• **WHAT TO DO**: Extract the lines of the material below, beginning with the first and ending with the line that holds "(0,0) rectangle (720,540);". Skip every picture.
+++ PROVIDED MATERIAL +++
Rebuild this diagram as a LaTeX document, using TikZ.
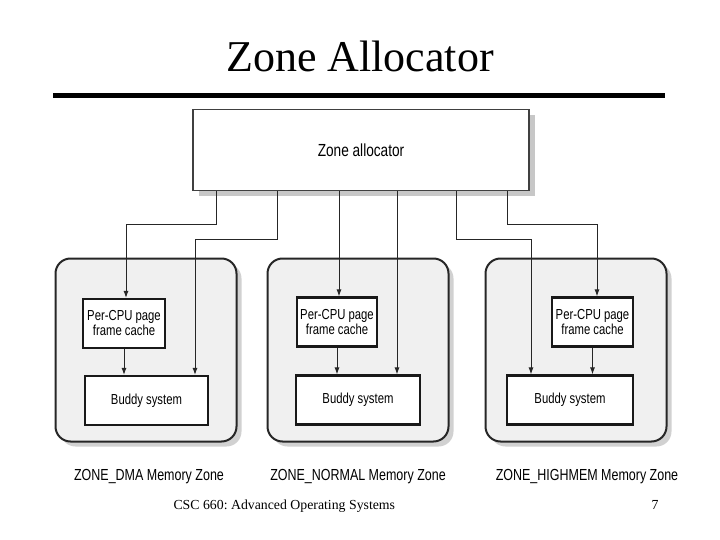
\documentclass[tikz,border=0pt]{standalone}
\usepackage{fontspec}
\setmainfont{Liberation Serif}
\newfontfamily\diagfont[FakeStretch=0.78]{Liberation Sans}
\usetikzlibrary{positioning,arrows.meta,shadows}
\frenchspacing

\tikzset{
  allocbox/.style={draw=black!75, line width=1.6pt, fill=white,
    minimum width=336pt, minimum height=81pt,
    drop shadow={shadow xshift=6pt, shadow yshift=-6pt, fill=black!22, opacity=1},
    font=\diagfont\fontsize{17.5}{20}\selectfont},
  zonebox/.style={draw=black!85, line width=2pt, rounded corners=15pt, fill=black!6,
    minimum width=181pt, minimum height=183pt,
    drop shadow={shadow xshift=5pt, shadow yshift=-5pt, fill=black!18, opacity=1}},
  unitbox/.style={draw=black!90, line width=2.2pt, fill=white, minimum height=49pt,
    align=center, inner sep=1pt, font=\diagfont\fontsize{14.5}{15}\selectfont},
  zonelabel/.style={inner sep=0pt, font=\diagfont\fontsize{16}{18}\selectfont},
  link/.style={draw=black!85, line width=0.9pt, -{Latex[length=7pt,width=5pt]}},
}

\begin{document}
\begin{tikzpicture}[x=1pt,y=-1pt]
\useasboundingbox (0,0) rectangle (720,540);

% title and rule
\node[anchor=base, font=\fontsize{44}{48}\selectfont] (title) at (360,72) {Zone Allocator};
\draw[line width=4.5pt] (53,95.5) -- (665,95.5);

\node[allocbox] (alloc) at (361,150) {Zone allocator};

% memory zones
\node[zonebox] (dma) at (146,350) {};
\node[zonebox] (normal) at (358,350) {};
\node[zonebox] (high) at (576,350) {};

\node[unitbox, minimum width=82pt] (dmacache) at (124,323.5) {Per-CPU page\\frame cache};
\node[unitbox, minimum width=123pt] (dmabuddy) at (146.5,400.5) {Buddy system};
\node[unitbox, minimum width=80pt] (normalcache) at (337,322) {Per-CPU page\\frame cache};
\node[unitbox, minimum width=124pt] (normalbuddy) at (358,400) {Buddy system};
\node[unitbox, minimum width=81pt] (highcache) at (592.5,322) {Per-CPU page\\frame cache};
\node[unitbox, minimum width=126pt] (highbuddy) at (570,400) {Buddy system};

\node[zonelabel, below=27pt of dma, xshift=3pt] (dmalabel) {ZONE\_DMA Memory Zone};
\node[zonelabel, below=27pt of normal] (normallabel) {ZONE\_NORMAL Memory Zone};
\node[zonelabel, below=27pt of high, xshift=11pt] (highlabel) {ZONE\_HIGHMEM Memory Zone};

% allocator to zones
\draw[link] (alloc.south -| 216,0) -- ++(0,33) -| ([xshift=2pt]dmacache.north);
\draw[link] (alloc.south -| 277,0) -- ++(0,48) -| (dmabuddy.north -| 195,0);
\draw[link] (alloc.south -| 339,0) -- (normalcache.north -| 339,0);
\draw[link] (alloc.south -| 397,0) -- (normalbuddy.north -| 397,0);
\draw[link] (alloc.south -| 456,0) -- ++(0,48) -| (highbuddy.north -| 531,0);
\draw[link] (alloc.south -| 507,0) -- ++(0,33) -| (highcache.north -| 597,0);

% cache to buddy
\draw[link] (dmacache.south) -- (dmacache.south |- dmabuddy.north);
\draw[link] (normalcache.south) -- (normalcache.south |- normalbuddy.north);
\draw[link] (highcache.south) -- (highcache.south |- highbuddy.north);

% footer
\node[anchor=base west, font=\fontsize{13.8}{16}\selectfont] (course) at (170,509) {CSC 660: Advanced Operating Systems};
\node[anchor=base, font=\fontsize{13.8}{16}\selectfont] (page) at (655,509) {7};
\end{tikzpicture}
\end{document}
+++
• **COMPLETE OUTPUT**:
Rebuild this diagram as a LaTeX document, using TikZ.
\documentclass[tikz,border=0pt]{standalone}
\usepackage{fontspec}
\setmainfont{Liberation Serif}
\newfontfamily\diagfont[FakeStretch=0.78]{Liberation Sans}
\usetikzlibrary{positioning,arrows.meta,shadows}
\frenchspacing

\tikzset{
  allocbox/.style={draw=black!75, line width=1.6pt, fill=white,
    minimum width=336pt, minimum height=81pt,
    drop shadow={shadow xshift=6pt, shadow yshift=-6pt, fill=black!22, opacity=1},
    font=\diagfont\fontsize{17.5}{20}\selectfont},
  zonebox/.style={draw=black!85, line width=2pt, rounded corners=15pt, fill=black!6,
    minimum width=181pt, minimum height=183pt,
    drop shadow={shadow xshift=5pt, shadow yshift=-5pt, fill=black!18, opacity=1}},
  unitbox/.style={draw=black!90, line width=2.2pt, fill=white, minimum height=49pt,
    align=center, inner sep=1pt, font=\diagfont\fontsize{14.5}{15}\selectfont},
  zonelabel/.style={inner sep=0pt, font=\diagfont\fontsize{16}{18}\selectfont},
  link/.style={draw=black!85, line width=0.9pt, -{Latex[length=7pt,width=5pt]}},
}

\begin{document}
\begin{tikzpicture}[x=1pt,y=-1pt]
\useasboundingbox (0,0) rectangle (720,540);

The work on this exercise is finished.